[Start of Material]

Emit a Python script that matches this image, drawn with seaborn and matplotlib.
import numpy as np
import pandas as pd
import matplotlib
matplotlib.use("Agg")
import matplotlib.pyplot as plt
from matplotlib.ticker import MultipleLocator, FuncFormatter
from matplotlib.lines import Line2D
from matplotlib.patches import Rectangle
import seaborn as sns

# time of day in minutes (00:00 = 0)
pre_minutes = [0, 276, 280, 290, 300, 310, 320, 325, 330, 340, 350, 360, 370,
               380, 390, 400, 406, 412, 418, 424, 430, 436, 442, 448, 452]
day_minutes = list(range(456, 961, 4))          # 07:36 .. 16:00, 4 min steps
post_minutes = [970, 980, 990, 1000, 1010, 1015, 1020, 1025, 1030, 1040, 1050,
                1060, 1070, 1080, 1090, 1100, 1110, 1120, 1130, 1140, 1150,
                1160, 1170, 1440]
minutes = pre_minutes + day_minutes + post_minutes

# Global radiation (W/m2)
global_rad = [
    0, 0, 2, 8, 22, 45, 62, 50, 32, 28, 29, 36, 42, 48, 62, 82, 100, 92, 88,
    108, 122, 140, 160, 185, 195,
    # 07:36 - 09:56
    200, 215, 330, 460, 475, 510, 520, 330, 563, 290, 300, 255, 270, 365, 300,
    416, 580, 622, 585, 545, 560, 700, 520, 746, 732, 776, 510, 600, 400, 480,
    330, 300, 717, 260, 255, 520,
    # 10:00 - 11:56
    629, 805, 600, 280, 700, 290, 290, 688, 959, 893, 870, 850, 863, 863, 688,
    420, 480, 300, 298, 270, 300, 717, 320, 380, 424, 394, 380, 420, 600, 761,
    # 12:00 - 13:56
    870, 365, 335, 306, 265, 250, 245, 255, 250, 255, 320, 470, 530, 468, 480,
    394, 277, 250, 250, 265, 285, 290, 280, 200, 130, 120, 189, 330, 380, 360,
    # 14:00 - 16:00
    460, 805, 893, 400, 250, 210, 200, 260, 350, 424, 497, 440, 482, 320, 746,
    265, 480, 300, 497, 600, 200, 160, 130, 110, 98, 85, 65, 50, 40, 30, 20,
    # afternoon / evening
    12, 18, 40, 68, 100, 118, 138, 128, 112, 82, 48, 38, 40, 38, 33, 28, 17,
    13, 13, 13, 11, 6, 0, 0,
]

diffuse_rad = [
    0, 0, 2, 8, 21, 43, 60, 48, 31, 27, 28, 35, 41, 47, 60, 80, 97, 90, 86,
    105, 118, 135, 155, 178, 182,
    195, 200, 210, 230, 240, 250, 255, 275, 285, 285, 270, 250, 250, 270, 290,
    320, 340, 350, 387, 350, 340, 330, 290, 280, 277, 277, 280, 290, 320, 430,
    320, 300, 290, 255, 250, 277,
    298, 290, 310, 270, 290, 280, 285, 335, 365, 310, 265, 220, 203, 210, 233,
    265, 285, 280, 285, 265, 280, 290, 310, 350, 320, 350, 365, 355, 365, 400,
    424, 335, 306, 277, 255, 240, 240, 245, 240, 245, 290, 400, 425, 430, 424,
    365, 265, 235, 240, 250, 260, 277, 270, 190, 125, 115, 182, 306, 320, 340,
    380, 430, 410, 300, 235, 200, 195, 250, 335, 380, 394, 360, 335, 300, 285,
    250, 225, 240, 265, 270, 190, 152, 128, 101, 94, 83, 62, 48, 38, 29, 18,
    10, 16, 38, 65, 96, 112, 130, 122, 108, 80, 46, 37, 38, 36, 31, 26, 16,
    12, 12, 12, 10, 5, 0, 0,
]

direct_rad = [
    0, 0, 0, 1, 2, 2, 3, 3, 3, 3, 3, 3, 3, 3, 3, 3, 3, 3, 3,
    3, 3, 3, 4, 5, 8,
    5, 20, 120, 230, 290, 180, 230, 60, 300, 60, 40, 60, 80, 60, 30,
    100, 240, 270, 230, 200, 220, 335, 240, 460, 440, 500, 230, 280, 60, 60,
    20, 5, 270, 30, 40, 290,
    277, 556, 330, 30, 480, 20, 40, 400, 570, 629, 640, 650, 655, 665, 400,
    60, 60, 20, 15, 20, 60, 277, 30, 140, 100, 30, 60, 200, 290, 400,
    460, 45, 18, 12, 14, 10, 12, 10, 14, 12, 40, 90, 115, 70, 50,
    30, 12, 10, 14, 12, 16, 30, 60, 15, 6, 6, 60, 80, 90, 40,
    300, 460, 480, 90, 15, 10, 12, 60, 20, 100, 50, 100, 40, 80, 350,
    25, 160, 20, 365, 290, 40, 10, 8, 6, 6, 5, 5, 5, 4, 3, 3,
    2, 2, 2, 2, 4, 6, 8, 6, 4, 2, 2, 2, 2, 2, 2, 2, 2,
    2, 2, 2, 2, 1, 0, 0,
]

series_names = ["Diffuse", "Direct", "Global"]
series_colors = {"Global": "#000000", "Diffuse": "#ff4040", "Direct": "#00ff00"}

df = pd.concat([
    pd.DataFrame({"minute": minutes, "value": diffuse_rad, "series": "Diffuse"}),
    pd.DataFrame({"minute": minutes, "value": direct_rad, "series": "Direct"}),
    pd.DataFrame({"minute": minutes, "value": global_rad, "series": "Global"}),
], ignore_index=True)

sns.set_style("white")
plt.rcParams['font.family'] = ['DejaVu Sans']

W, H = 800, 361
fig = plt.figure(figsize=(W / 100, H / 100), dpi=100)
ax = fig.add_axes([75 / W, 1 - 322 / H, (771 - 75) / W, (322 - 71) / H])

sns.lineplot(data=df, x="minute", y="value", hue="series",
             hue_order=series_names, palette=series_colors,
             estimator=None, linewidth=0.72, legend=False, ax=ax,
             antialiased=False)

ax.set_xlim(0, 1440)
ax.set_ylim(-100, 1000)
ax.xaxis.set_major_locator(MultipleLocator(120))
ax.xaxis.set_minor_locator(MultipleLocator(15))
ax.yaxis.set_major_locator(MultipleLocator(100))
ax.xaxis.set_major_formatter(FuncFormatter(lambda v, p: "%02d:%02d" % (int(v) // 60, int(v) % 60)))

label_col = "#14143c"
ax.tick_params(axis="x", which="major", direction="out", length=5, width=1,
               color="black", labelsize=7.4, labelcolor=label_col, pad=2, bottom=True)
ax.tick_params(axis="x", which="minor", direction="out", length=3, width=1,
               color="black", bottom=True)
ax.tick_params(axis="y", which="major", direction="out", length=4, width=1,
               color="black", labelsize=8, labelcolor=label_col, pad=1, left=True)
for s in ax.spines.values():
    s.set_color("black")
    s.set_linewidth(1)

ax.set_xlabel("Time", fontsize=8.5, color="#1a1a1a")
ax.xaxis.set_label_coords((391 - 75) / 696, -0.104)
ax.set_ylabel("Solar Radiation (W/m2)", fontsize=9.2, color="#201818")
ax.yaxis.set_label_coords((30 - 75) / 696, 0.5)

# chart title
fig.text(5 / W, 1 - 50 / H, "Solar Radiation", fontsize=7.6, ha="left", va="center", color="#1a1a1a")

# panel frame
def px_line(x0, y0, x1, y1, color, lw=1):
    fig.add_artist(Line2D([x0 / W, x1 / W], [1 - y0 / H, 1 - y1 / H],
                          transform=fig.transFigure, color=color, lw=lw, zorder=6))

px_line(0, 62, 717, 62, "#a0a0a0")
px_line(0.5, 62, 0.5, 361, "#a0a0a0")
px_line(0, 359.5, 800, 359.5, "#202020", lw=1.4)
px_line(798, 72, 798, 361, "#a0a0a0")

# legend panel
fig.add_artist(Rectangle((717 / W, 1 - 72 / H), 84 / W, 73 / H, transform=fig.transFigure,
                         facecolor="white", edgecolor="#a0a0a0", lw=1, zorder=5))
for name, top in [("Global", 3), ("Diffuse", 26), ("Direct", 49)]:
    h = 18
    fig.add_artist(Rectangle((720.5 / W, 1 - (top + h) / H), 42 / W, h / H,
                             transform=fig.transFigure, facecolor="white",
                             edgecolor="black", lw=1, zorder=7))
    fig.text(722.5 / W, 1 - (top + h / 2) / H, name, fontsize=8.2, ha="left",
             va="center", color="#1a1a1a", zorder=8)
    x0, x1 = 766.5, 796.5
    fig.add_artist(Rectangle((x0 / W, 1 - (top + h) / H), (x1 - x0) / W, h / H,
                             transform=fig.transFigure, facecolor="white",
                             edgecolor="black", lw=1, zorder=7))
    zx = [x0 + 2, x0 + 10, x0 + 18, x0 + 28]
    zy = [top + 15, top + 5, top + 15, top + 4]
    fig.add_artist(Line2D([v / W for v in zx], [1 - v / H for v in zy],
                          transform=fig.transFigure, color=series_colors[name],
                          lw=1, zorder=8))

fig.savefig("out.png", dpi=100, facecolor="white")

[End of Material]

* _Exercise_: Reproduce, please, the lines of the material from its first line down to the line containing "minutes = pre_minutes", keeping both ends and nothing beyond them.

* _Solved problem_:
Emit a Python script that matches this image, drawn with seaborn and matplotlib.
import numpy as np
import pandas as pd
import matplotlib
matplotlib.use("Agg")
import matplotlib.pyplot as plt
from matplotlib.ticker import MultipleLocator, FuncFormatter
from matplotlib.lines import Line2D
from matplotlib.patches import Rectangle
import seaborn as sns

# time of day in minutes (00:00 = 0)
pre_minutes = [0, 276, 280, 290, 300, 310, 320, 325, 330, 340, 350, 360, 370,
               380, 390, 400, 406, 412, 418, 424, 430, 436, 442, 448, 452]
day_minutes = list(range(456, 961, 4))          # 07:36 .. 16:00, 4 min steps
post_minutes = [970, 980, 990, 1000, 1010, 1015, 1020, 1025, 1030, 1040, 1050,
                1060, 1070, 1080, 1090, 1100, 1110, 1120, 1130, 1140, 1150,
                1160, 1170, 1440]
minutes = pre_minutes + day_minutes + post_minutes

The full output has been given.